At this point you may be asking: ‘what’s the point of marketing new homes if all of these key influencing factors are beyond the control of marketing?’ The trick of course is to identify what we can influence through good marketing practice. We may not be able to create a demand, but we need to understand how consumers go about satisfying the demand that is created by their needs. In the good old days it was pretty simple. Prospective house buyers used the classified property sections of their local newspapers and the shop windows of high street estate agents and that was pretty much it. As long as the house builder had a good exposure in these areas and the product was built in the right location, at the right price and was of a type the buyers were looking for, success would surely follow.

In a way, the basics haven’t changed. If the price, location and property type boxes are all ticked then sooner or later the sales will happen. But now there are more ways of communicating with prospective buyers, beyond the old staples of local press and estate agents, and this is where effective marketing can start to make a difference, enabling us to communicate the ‘what, where and how much’ to a much more precisely targeted audience. Many of the more recently available communication channels revolve around online activity, although we shouldn’t ignore target direct mail, door-to-door and other creative media solutions.

Another external influence we have to contend with currently is the generally ‘flat’ property market, largely brought about by lack of mortgage funding and lack of consumer confidence. But looking back to the premise that it is a needs driven market, there will always be a core of people that have to move; it’s our job as marketers to make sure they buy from our clients.
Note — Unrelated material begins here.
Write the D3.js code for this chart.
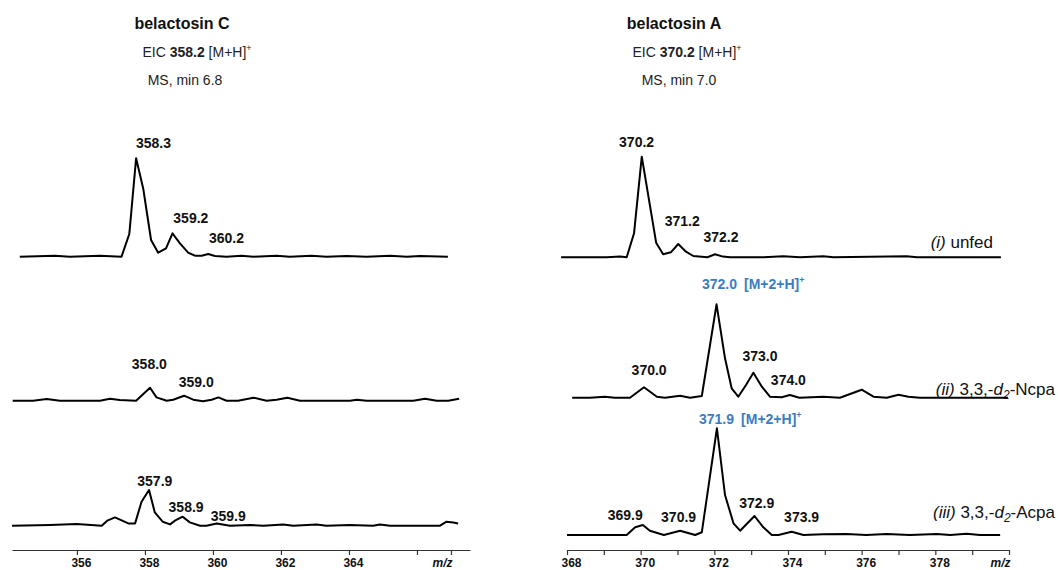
<!DOCTYPE html>
<html>
<head>
<meta charset="utf-8">
<script src="https://cdn.jsdelivr.net/npm/d3@7"></script>
<style>
  body { margin: 0; background: #fff; }
  svg text { font-family: Arial, "Liberation Sans", sans-serif; fill: #111; }
</style>
</head>
<body>
<div id="chart"></div>
<script>
// ---- data (m/z and relative intensity) ----
// belactosin C, EIC 358.2
const mzCUnfed  = [354.32, 355.35, 355.79, 356.68, 357.31, 357.54, 357.74, 357.95, 358.18, 358.39, 358.62, 358.81, 359.03, 359.27, 359.47, 359.67, 359.86, 360.06, 360.40, 360.84, 361.19, 361.87, 362.26, 362.90, 363.34, 363.93, 364.52, 365.21, 365.70, 366.09, 366.91];
const intCUnfed = [0, 1, 0, 1, 0, 22.7, 98.4, 68, 16.7, 4, 8.4, 23.4, 13.4, 4, 1, 1, 2.7, 0.7, 0, 1, 0, 1, 0, 1, 0, 0.7, 0, 1, 0, 0.7, 0];

const mzCNcpa  = [354.11, 354.71, 355.11, 355.50, 356.68, 356.97, 357.26, 357.74, 358.15, 358.34, 358.64, 358.83, 359.15, 359.42, 359.71, 359.96, 360.16, 360.40, 360.74, 361.19, 361.58, 361.87, 362.19, 362.56, 362.85, 364.03, 364.23, 364.52, 365.89, 366.24, 366.58, 366.92, 367.24];
const intCNcpa = [0, 0, 1.7, 0, 0, 2, 0.7, 0, 13, 3.3, 0, 1, 5, 1, -0.5, 1, 3.3, 0, 0, 3, 0, 1, 3, 0, 0, 0, 1, 0, 0, 2, 0, 0, 2];

const mzCAcpa  = [354.09, 355.21, 355.99, 356.73, 356.89, 357.12, 357.51, 357.71, 357.90, 358.12, 358.29, 358.52, 358.74, 358.88, 359.11, 359.32, 359.62, 359.81, 360.11, 360.50, 361.09, 361.48, 362.07, 362.36, 363.05, 363.34, 364.03, 364.71, 364.91, 365.21, 366.68, 366.87, 367.07, 367.21];
const intCAcpa = [0, 0.7, 1.7, 0, 5, 8.3, 2.3, 2.3, 24, 35.7, 13.3, 4, 1.3, 5, 9, 3.3, 0, 0, 2.3, 0, 0.7, 0, 1.3, 0, 1.3, 0, 0.7, 0, 1.3, 0, 0, 4, 3.3, 2.3];

// belactosin A, EIC 370.2
const mzAUnfed  = [367.84, 369.08, 369.44, 369.62, 369.82, 370.03, 370.42, 370.61, 370.82, 371.02, 371.23, 371.43, 371.81, 372.02, 372.23, 372.43, 373.33, 373.87, 374.33, 374.96, 375.23, 377.22, 377.50, 379.78];
const intAUnfed = [0, 0, 0.7, 0, 24, 100.6, 14.6, 3, 5, 13.3, 5.6, 1.3, 0, 3, 0.7, 0, 0, 1, 0, 1, 0, 1, 0, 0];

const mzANcpa  = [368.14, 368.62, 369.03, 369.30, 369.71, 370.09, 370.44, 370.66, 371.07, 371.34, 371.66, 372.06, 372.29, 372.47, 372.65, 372.86, 373.06, 373.29, 373.51, 373.83, 374.05, 374.31, 374.96, 375.41, 376.00, 376.32, 376.68, 377.00, 377.27, 377.58, 379.97];
const intANcpa = [0, 0, 1, 0, 0, 10.4, 1, 0, 2, 0, 1.7, 93.4, 39.4, 9.4, 1, 12.7, 25, 11, 1, 0.5, 2.7, 0, 1, 0, 8, 1, 0, 3, 1, 0, 0];

const mzAAcpa  = [368.00, 368.62, 369.62, 369.85, 370.06, 370.25, 370.63, 371.07, 371.48, 371.66, 372.07, 372.29, 372.52, 372.70, 373.09, 373.33, 373.56, 373.74, 374.10, 374.42, 374.95, 375.59, 376.12, 376.68, 377.31, 378.04, 378.40, 378.85, 379.21, 379.76];
const intAAcpa = [0, 0, 0, 7.7, 10, 4.3, 0, 4.3, 0, 2.7, 106.7, 40, 11.7, 4.3, 19, 7.7, 0, 0, 3.3, 0, 0.7, 1, 0, 1, 0, 1, 0, 1.3, 0, 0];

// peak labels: [text, m/z of label centre, label level]
const labCUnfed = [["358.3", 358.25, 108.4], ["359.2", 359.35, 34], ["360.2", 360.40, 13.4]];
const labCNcpa  = [["358.0", 358.13, 31.4], ["359.0", 359.51, 14]];
const labCAcpa  = [["357.9", 358.29, 40.2], ["358.9", 359.21, 14], ["359.9", 360.45, 4.7]];
const labAUnfed = [["370.2", 369.89, 110.3], ["371.2", 371.13, 31.3], ["372.2", 372.18, 15.6]];
const labANcpa  = [["370.0", 370.23, 22.7], ["373.0", 373.24, 37], ["374.0", 374.01, 12.7]];
const labAAcpa  = [["369.9", 369.58, 15], ["370.9", 371.03, 12.7], ["372.9", 373.15, 26.7], ["373.9", 374.37, 13.3]];
// highlighted M+2 peaks: [text, m/z, level]
const hiANcpa = ["372.0", 372.14, 108.4];
const hiAAcpa = ["371.9", 372.06, 111];

// axes
const ticksC = [356, 358, 360, 362, 364, 366, 367];
const tickLabC = ["356", "358", "360", "362", "364", "", "m/z"];
const ticksA = [368, 369, 370, 371, 372, 373, 374, 375, 376, 377, 378, 379, 380];
const tickLabA = ["368", "", "370", "", "372", "", "374", "", "376", "", "378", "", "m/z"];

const blue = "#3a7dc0";

const svg = d3.select("#chart").append("svg")
    .attr("width", 1058)
    .attr("height", 570);

function sup(t, s) {
    t.append("tspan").text(s).attr("font-size", 9).attr("dy", -6);
}

// titles
function header(cx, name, eicMz, eicX, msText, msX) {
    svg.append("text").attr("x", cx).attr("y", 29)
        .attr("text-anchor", "middle").attr("font-size", 16).attr("font-weight", "bold")
        .text(name);
    const e = svg.append("text").attr("x", eicX).attr("y", 57)
        .attr("text-anchor", "middle").attr("font-size", 14).style("fill", "#222");
    e.append("tspan").text("EIC ");
    e.append("tspan").attr("font-weight", "bold").text(eicMz);
    e.append("tspan").text(" [M+H]");
    sup(e, "+");
    svg.append("text").attr("x", msX).attr("y", 85)
        .attr("text-anchor", "middle").attr("font-size", 14).style("fill", "#222")
        .text(msText);
}
header(182, "belactosin C", "358.2", 197, "MS, min 6.8", 185);
header(674, "belactosin A", "370.2", 687, "MS, min 7.0", 679);

function panel(cfg) {
    let x = d3.scaleLinear().domain(cfg.domain).range(cfg.range);

    cfg.rows.forEach((row) => {
        let y = d3.scaleLinear().domain([0, 100]).range([row.base, row.base - 100]);
        let pts = row.mz.map((m, i) => [m, row.int[i]]);

        svg.append("path")
            .datum(pts)
            .attr("fill", "none")
            .attr("stroke", "#000")
            .attr("stroke-width", 2)
            .attr("stroke-linejoin", "round")
            .attr("d", d3.line().x((d) => x(d[0])).y((d) => y(d[1])));

        svg.selectAll(null)
            .data(row.labels)
            .enter()
            .append("text")
            .attr("x", (d) => x(d[1]))
            .attr("y", (d) => y(d[2]))
            .attr("text-anchor", "middle")
            .attr("font-size", 14)
            .attr("font-weight", "bold")
            .text((d) => d[0]);

        if (row.hi) {
            let num = svg.append("text")
                .attr("x", x(row.hi[1]))
                .attr("y", y(row.hi[2]))
                .attr("text-anchor", "middle")
                .attr("font-size", 14)
                .attr("font-weight", "bold")
                .style("fill", blue)
                .text(row.hi[0]);
            let w = num.node().getComputedTextLength();
            let ad = svg.append("text")
                .attr("x", x(row.hi[1]) + w / 2 + 7)
                .attr("y", y(row.hi[2]))
                .attr("font-size", 14)
                .attr("font-weight", "bold")
                .style("fill", blue);
            ad.append("tspan").text("[M+2+H]");
            sup(ad, "+");
        }

        if (row.legend) {
            let t = svg.append("text")
                .attr("x", row.legend.x)
                .attr("y", y(row.legend.level))
                .attr("text-anchor", "end")
                .attr("font-size", 17)
                .style("fill", "#111");
            t.append("tspan").attr("font-style", "italic").text(row.legend.num);
            if (row.legend.label) {
                t.append("tspan").text(" 3,3,-");
                t.append("tspan").attr("font-style", "italic").text("d");
                t.append("tspan").attr("font-style", "italic").attr("font-size", 12).attr("dy", 4).text("2");
                t.append("tspan").attr("dy", -4).text("-" + row.legend.label);
            } else {
                t.append("tspan").text(" unfed");
            }
        }
    });

    let ax = svg.append("g")
        .attr("transform", `translate(0, ${cfg.axisY})`)
        .call(d3.axisBottom(x)
            .tickValues(cfg.ticks)
            .tickFormat((d, i) => cfg.tickLabels[i])
            .tickSize(5)
            .tickSizeOuter(0));
    ax.select(".domain").attr("stroke", "#333").attr("stroke-width", 1.2);
    ax.selectAll(".tick line").attr("stroke", "#333").attr("stroke-width", 1.2);
    ax.selectAll(".tick text")
        .attr("font-family", "Arial, 'Liberation Sans', sans-serif")
        .attr("font-size", 12)
        .attr("font-weight", "bold")
        .attr("fill", "#111")
        .attr("dx", (d, i) => cfg.tickLabels[i] === "m/z" ? -9 : 4)
        .attr("font-style", (d, i) => cfg.tickLabels[i] === "m/z" ? "italic" : null);
}

panel({
    domain: [354.09, 367.56],
    range: [12, 470],
    axisY: 550,
    ticks: ticksC,
    tickLabels: tickLabC,
    rows: [
        { mz: mzCUnfed, int: intCUnfed, base: 256.7, labels: labCUnfed },
        { mz: mzCNcpa, int: intCNcpa, base: 400.7, labels: labCNcpa },
        { mz: mzCAcpa, int: intCAcpa, base: 525.7, labels: labCAcpa }
    ]
});

panel({
    domain: [368, 380],
    range: [567, 1009],
    axisY: 550,
    ticks: ticksA,
    tickLabels: tickLabA,
    rows: [
        { mz: mzAUnfed, int: intAUnfed, base: 257.3, labels: labAUnfed,
          legend: { x: 993, level: 9, num: "(i)" } },
        { mz: mzANcpa, int: intANcpa, base: 397.7, labels: labANcpa, hi: hiANcpa,
          legend: { x: 1055, level: 3, num: "(ii)", label: "Ncpa" } },
        { mz: mzAAcpa, int: intAAcpa, base: 535, labels: labAAcpa, hi: hiAAcpa,
          legend: { x: 1055, level: 17, num: "(iii)", label: "Acpa" } }
    ]
});
</script>
</body>
</html>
There is also a big onus on the house builder and specifically its sales team. For example there are creative mortgage products out there that can be made to work for many categories of buyer. The house builder needs to embrace these, working with a good broker to ensure that purchasers are given every opportunity to acquire funding for their purchase (preferably via a product that is not generally available on the open market). A similar rationale applies to incentive packages. Whilst it would be great to sell on the basis of value, quality and service alone, that is unlikely to lead to an upward sales curve in the current market where incentives such as shared equity, part exchange and the Government’s newly announce FirstBuy scheme are widely on offer. If incentive lead marketing is rejected, or utilised grudgingly and half-heartedly, it is reasonably to anticipate reduced sales rates as a consequence. Conversely, a well thought-out and sensitively implemented incentive lead campaign is likely to yield tangible dividends.

The other area where the sales team can have a major effect is the customer journey, from the first point of contact with the house builder through to moving in day and beyond. It is no longer appropriate for sales staff to act as note takers; they need a professional approach supported by a well-planned customer relationship management strategy to ensure that the communication process with prospective purchasers is seamless and ruthlessly efficient. This factor more than any other can probably do more to guarantee your house goes to the top of the prospective buyer’s shortlist.